**Exercise instructions**
Transcribe the material verbatim in full; the pictures do not belong in the copy.

___ Material provided

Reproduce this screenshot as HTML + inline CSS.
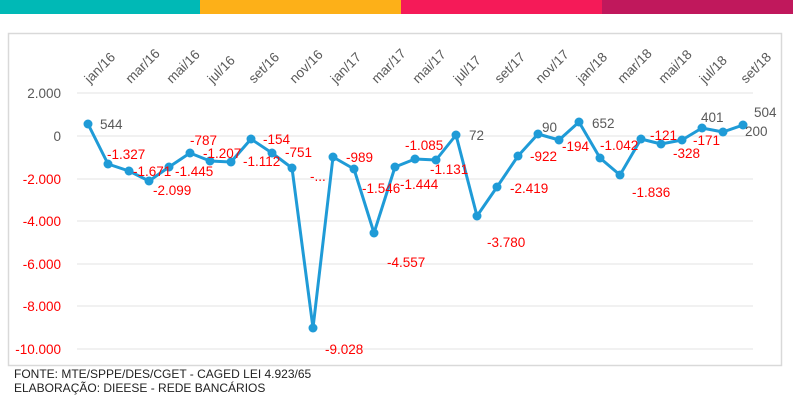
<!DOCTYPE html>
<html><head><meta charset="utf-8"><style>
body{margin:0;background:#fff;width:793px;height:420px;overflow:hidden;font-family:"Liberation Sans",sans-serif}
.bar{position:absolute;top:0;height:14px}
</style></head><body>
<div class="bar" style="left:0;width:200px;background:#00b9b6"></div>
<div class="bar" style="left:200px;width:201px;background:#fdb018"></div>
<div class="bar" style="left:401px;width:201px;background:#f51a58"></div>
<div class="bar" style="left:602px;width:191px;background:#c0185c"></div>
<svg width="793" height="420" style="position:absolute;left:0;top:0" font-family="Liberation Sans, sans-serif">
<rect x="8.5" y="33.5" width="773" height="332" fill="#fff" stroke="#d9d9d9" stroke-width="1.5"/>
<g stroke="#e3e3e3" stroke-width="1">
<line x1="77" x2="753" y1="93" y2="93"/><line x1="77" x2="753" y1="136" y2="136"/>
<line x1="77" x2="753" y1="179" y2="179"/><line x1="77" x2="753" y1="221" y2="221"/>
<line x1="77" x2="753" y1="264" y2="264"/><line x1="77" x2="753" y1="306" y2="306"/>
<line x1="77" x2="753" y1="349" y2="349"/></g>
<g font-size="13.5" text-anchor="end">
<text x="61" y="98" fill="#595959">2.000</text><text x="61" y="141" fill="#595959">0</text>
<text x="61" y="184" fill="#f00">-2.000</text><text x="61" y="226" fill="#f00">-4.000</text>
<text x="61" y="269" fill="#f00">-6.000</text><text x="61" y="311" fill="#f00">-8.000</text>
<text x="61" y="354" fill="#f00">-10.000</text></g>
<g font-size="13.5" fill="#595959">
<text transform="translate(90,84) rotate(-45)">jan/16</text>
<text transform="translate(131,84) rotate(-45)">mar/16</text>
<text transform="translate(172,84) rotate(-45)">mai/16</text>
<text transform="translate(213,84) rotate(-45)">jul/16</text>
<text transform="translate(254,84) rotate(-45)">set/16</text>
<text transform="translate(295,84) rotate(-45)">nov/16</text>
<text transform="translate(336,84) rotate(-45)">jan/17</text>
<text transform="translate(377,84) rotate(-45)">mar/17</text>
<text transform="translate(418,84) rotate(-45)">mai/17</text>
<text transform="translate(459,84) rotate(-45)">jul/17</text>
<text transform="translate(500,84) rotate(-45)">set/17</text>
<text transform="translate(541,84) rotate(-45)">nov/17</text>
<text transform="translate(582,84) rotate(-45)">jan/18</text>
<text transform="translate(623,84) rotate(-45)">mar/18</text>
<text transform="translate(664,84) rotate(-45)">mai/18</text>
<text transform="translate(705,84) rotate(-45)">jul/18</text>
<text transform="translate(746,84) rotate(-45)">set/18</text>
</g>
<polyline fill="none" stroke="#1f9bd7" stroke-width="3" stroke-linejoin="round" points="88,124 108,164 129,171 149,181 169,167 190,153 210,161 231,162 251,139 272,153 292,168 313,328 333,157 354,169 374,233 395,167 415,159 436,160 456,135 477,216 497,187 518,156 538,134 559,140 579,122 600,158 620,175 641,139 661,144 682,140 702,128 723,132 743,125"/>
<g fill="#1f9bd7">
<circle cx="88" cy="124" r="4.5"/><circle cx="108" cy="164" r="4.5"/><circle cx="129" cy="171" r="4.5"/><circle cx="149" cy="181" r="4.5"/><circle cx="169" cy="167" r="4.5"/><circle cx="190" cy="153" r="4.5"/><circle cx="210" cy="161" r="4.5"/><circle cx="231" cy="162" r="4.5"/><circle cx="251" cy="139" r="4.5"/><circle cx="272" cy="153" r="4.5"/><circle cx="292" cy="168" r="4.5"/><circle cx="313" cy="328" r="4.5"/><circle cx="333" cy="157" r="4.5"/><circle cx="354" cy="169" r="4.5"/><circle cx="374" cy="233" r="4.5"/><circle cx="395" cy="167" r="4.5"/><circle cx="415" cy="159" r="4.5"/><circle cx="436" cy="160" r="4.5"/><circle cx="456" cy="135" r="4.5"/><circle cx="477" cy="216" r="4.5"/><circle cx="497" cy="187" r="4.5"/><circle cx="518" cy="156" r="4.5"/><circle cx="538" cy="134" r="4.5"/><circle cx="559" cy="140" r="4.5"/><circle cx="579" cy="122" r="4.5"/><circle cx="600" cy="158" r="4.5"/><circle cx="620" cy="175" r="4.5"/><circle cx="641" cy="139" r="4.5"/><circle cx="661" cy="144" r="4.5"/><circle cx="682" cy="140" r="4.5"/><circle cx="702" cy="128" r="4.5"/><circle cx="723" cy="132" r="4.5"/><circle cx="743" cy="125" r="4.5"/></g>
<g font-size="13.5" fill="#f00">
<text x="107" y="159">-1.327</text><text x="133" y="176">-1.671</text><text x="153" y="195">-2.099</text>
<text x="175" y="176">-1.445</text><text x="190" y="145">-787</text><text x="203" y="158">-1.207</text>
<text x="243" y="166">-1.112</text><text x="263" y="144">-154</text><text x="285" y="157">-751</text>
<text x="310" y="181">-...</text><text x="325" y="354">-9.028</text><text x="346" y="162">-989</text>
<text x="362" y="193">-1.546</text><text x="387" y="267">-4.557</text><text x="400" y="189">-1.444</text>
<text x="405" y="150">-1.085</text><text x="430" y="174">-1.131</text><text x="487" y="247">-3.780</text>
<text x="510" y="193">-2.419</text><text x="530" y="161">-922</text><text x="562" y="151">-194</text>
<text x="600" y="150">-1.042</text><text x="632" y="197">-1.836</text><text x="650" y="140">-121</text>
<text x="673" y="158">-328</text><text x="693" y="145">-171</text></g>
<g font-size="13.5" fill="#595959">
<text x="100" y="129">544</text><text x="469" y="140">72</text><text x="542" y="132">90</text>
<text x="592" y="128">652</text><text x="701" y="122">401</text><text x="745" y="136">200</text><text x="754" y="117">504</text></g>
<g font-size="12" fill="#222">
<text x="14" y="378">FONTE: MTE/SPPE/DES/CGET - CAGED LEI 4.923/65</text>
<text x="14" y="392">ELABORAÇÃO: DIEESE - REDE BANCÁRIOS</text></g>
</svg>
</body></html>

______

**The output**
Reproduce this screenshot as HTML + inline CSS.
<!DOCTYPE html>
<html><head><meta charset="utf-8"><style>
body{margin:0;background:#fff;width:793px;height:420px;overflow:hidden;font-family:"Liberation Sans",sans-serif}
.bar{position:absolute;top:0;height:14px}
</style></head><body>
<div class="bar" style="left:0;width:200px;background:#00b9b6"></div>
<div class="bar" style="left:200px;width:201px;background:#fdb018"></div>
<div class="bar" style="left:401px;width:201px;background:#f51a58"></div>
<div class="bar" style="left:602px;width:191px;background:#c0185c"></div>
<svg width="793" height="420" style="position:absolute;left:0;top:0" font-family="Liberation Sans, sans-serif">
<rect x="8.5" y="33.5" width="773" height="332" fill="#fff" stroke="#d9d9d9" stroke-width="1.5"/>
<g stroke="#e3e3e3" stroke-width="1">
<line x1="77" x2="753" y1="93" y2="93"/><line x1="77" x2="753" y1="136" y2="136"/>
<line x1="77" x2="753" y1="179" y2="179"/><line x1="77" x2="753" y1="221" y2="221"/>
<line x1="77" x2="753" y1="264" y2="264"/><line x1="77" x2="753" y1="306" y2="306"/>
<line x1="77" x2="753" y1="349" y2="349"/></g>
<g font-size="13.5" text-anchor="end">
<text x="61" y="98" fill="#595959">2.000</text><text x="61" y="141" fill="#595959">0</text>
<text x="61" y="184" fill="#f00">-2.000</text><text x="61" y="226" fill="#f00">-4.000</text>
<text x="61" y="269" fill="#f00">-6.000</text><text x="61" y="311" fill="#f00">-8.000</text>
<text x="61" y="354" fill="#f00">-10.000</text></g>
<g font-size="13.5" fill="#595959">
<text transform="translate(90,84) rotate(-45)">jan/16</text>
<text transform="translate(131,84) rotate(-45)">mar/16</text>
<text transform="translate(172,84) rotate(-45)">mai/16</text>
<text transform="translate(213,84) rotate(-45)">jul/16</text>
<text transform="translate(254,84) rotate(-45)">set/16</text>
<text transform="translate(295,84) rotate(-45)">nov/16</text>
<text transform="translate(336,84) rotate(-45)">jan/17</text>
<text transform="translate(377,84) rotate(-45)">mar/17</text>
<text transform="translate(418,84) rotate(-45)">mai/17</text>
<text transform="translate(459,84) rotate(-45)">jul/17</text>
<text transform="translate(500,84) rotate(-45)">set/17</text>
<text transform="translate(541,84) rotate(-45)">nov/17</text>
<text transform="translate(582,84) rotate(-45)">jan/18</text>
<text transform="translate(623,84) rotate(-45)">mar/18</text>
<text transform="translate(664,84) rotate(-45)">mai/18</text>
<text transform="translate(705,84) rotate(-45)">jul/18</text>
<text transform="translate(746,84) rotate(-45)">set/18</text>
</g>
<polyline fill="none" stroke="#1f9bd7" stroke-width="3" stroke-linejoin="round" points="88,124 108,164 129,171 149,181 169,167 190,153 210,161 231,162 251,139 272,153 292,168 313,328 333,157 354,169 374,233 395,167 415,159 436,160 456,135 477,216 497,187 518,156 538,134 559,140 579,122 600,158 620,175 641,139 661,144 682,140 702,128 723,132 743,125"/>
<g fill="#1f9bd7">
<circle cx="88" cy="124" r="4.5"/><circle cx="108" cy="164" r="4.5"/><circle cx="129" cy="171" r="4.5"/><circle cx="149" cy="181" r="4.5"/><circle cx="169" cy="167" r="4.5"/><circle cx="190" cy="153" r="4.5"/><circle cx="210" cy="161" r="4.5"/><circle cx="231" cy="162" r="4.5"/><circle cx="251" cy="139" r="4.5"/><circle cx="272" cy="153" r="4.5"/><circle cx="292" cy="168" r="4.5"/><circle cx="313" cy="328" r="4.5"/><circle cx="333" cy="157" r="4.5"/><circle cx="354" cy="169" r="4.5"/><circle cx="374" cy="233" r="4.5"/><circle cx="395" cy="167" r="4.5"/><circle cx="415" cy="159" r="4.5"/><circle cx="436" cy="160" r="4.5"/><circle cx="456" cy="135" r="4.5"/><circle cx="477" cy="216" r="4.5"/><circle cx="497" cy="187" r="4.5"/><circle cx="518" cy="156" r="4.5"/><circle cx="538" cy="134" r="4.5"/><circle cx="559" cy="140" r="4.5"/><circle cx="579" cy="122" r="4.5"/><circle cx="600" cy="158" r="4.5"/><circle cx="620" cy="175" r="4.5"/><circle cx="641" cy="139" r="4.5"/><circle cx="661" cy="144" r="4.5"/><circle cx="682" cy="140" r="4.5"/><circle cx="702" cy="128" r="4.5"/><circle cx="723" cy="132" r="4.5"/><circle cx="743" cy="125" r="4.5"/></g>
<g font-size="13.5" fill="#f00">
<text x="107" y="159">-1.327</text><text x="133" y="176">-1.671</text><text x="153" y="195">-2.099</text>
<text x="175" y="176">-1.445</text><text x="190" y="145">-787</text><text x="203" y="158">-1.207</text>
<text x="243" y="166">-1.112</text><text x="263" y="144">-154</text><text x="285" y="157">-751</text>
<text x="310" y="181">-...</text><text x="325" y="354">-9.028</text><text x="346" y="162">-989</text>
<text x="362" y="193">-1.546</text><text x="387" y="267">-4.557</text><text x="400" y="189">-1.444</text>
<text x="405" y="150">-1.085</text><text x="430" y="174">-1.131</text><text x="487" y="247">-3.780</text>
<text x="510" y="193">-2.419</text><text x="530" y="161">-922</text><text x="562" y="151">-194</text>
<text x="600" y="150">-1.042</text><text x="632" y="197">-1.836</text><text x="650" y="140">-121</text>
<text x="673" y="158">-328</text><text x="693" y="145">-171</text></g>
<g font-size="13.5" fill="#595959">
<text x="100" y="129">544</text><text x="469" y="140">72</text><text x="542" y="132">90</text>
<text x="592" y="128">652</text><text x="701" y="122">401</text><text x="745" y="136">200</text><text x="754" y="117">504</text></g>
<g font-size="12" fill="#222">
<text x="14" y="378">FONTE: MTE/SPPE/DES/CGET - CAGED LEI 4.923/65</text>
<text x="14" y="392">ELABORAÇÃO: DIEESE - REDE BANCÁRIOS</text></g>
</svg>
</body></html>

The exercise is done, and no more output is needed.